One of the most common defenses in California crimes is entrapment. It is a defense that is based on interaction between law enforcement officers and the defendant prior to (or during) the alleged crime. If you are able to successfully prove you were entrapped, the court must drop the criminal charges against you.

What is Entrapment?

According to California law, entrapment is a scenario where a “normally law abiding citizen” is coaxed, pressured, or otherwise manipulated into committing a criminal offense that he or she would not have committed otherwise. Entrapment only applies to intimidating conduct, such as harassment, threats, fraud, and pressure.

If an officer merely offered you an "opportunity" to commit a crime, you will not be able to use entrapment as a defense. The courts operate under the assumption that reasonable people resist any temptation to commit a crime when it was merely a simple opportunity that arose.

Proving the Police are Guilty of Entrapment

As with other cases, the prosecution must prove that you are guilty “beyond a reasonable doubt," meaning that the only logical explanation for what happened is that you committed the crime.

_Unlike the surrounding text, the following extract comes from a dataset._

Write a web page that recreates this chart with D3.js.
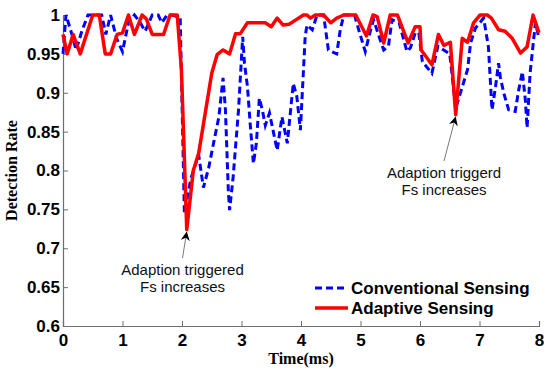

If you use entrapment as your defense, you are responsible for bearing the burden of proving that the officer is guilty by a “preponderance of the evidence,” meaning that the officer “more likely than not” induced you to commit the crime.

Remember, proving that the officer assured you that you were not being "set up" will not count as "inducement," and will therefore not be an effective piece of evidence when you claim entrapment as a defense. Officers are allowed to use tactics like this to gain your trust. They cannot, however, lie to you and promise that the action in question is legal.

Common types of conduct that might persuade a normally law abiding citizen to succumb to committing a crime:

  • The police officer guaranteeing that the conduct is not illegal.
  • The police officer promising that the crime will go undetected.
  • The police officer offers extraordinary rewards.
  • The police officer appeals to sympathy.

To properly prove entrapment, it is up to your criminal defense attorney to show the jury the criminal act would not have been your initial choice and you would not have committed the crime if it had not been induced by an officer.